To be done »
Copy whichever lines contain the string "with".

Supplied records »
________________________________________

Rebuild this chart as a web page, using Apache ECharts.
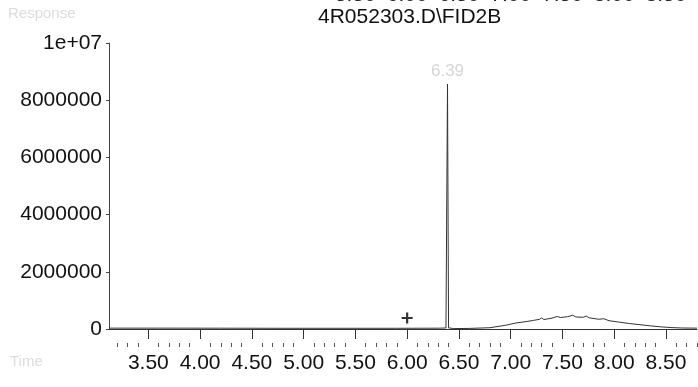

________________________________________

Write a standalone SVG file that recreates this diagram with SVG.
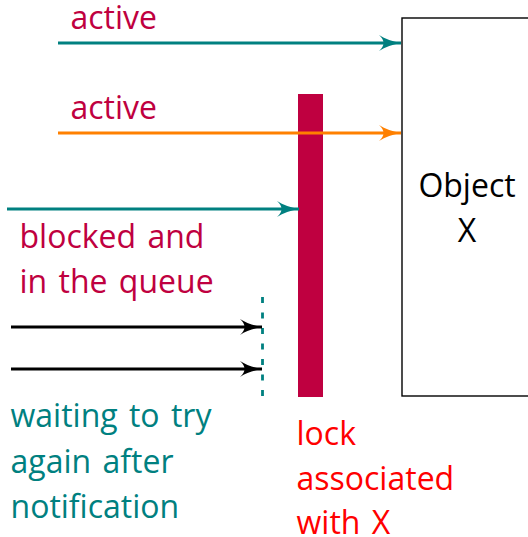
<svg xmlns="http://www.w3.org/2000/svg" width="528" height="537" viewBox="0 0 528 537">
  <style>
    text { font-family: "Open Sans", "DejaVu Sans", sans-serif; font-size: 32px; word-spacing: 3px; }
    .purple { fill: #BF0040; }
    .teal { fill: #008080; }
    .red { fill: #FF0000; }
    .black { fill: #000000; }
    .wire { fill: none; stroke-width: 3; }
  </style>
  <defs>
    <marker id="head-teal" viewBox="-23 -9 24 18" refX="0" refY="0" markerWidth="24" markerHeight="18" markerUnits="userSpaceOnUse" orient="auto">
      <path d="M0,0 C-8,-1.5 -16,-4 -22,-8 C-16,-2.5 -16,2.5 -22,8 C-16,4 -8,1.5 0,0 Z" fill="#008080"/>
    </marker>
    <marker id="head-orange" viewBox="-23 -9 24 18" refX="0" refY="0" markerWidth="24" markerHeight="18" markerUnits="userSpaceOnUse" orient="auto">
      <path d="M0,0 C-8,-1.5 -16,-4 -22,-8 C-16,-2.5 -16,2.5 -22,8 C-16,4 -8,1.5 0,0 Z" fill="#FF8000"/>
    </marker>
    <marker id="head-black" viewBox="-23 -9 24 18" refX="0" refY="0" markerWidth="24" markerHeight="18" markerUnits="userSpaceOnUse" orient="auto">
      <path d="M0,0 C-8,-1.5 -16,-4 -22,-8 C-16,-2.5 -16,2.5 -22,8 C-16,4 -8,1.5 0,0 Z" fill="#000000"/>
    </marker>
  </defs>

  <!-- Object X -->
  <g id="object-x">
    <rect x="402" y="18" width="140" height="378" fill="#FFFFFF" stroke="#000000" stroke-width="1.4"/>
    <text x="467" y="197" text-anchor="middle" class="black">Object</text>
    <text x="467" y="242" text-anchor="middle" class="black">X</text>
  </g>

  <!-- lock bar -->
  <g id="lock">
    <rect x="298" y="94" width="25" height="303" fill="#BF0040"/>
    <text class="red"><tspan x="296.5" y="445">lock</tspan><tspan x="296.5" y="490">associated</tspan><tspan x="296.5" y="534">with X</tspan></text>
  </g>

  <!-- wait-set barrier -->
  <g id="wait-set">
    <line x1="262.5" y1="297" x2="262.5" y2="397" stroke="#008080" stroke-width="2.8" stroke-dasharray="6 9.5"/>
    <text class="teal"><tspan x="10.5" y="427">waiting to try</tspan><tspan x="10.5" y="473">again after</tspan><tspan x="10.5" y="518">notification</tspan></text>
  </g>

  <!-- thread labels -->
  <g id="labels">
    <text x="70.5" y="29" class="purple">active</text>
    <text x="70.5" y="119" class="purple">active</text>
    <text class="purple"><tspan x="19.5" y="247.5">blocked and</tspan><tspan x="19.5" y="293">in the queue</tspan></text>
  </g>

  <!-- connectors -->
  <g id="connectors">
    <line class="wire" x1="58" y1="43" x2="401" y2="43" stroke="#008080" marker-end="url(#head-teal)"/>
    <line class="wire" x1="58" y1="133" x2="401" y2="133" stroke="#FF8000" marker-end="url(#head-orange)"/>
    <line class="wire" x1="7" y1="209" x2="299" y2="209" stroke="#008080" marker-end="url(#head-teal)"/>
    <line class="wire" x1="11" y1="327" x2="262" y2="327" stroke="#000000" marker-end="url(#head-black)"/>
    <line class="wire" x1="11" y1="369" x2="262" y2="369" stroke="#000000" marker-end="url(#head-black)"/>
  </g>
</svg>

________________________________________

Solution to this exercise »
Write a standalone SVG file that recreates this diagram with SVG.
    <text class="red"><tspan x="296.5" y="445">lock</tspan><tspan x="296.5" y="490">associated</tspan><tspan x="296.5" y="534">with X</tspan></text>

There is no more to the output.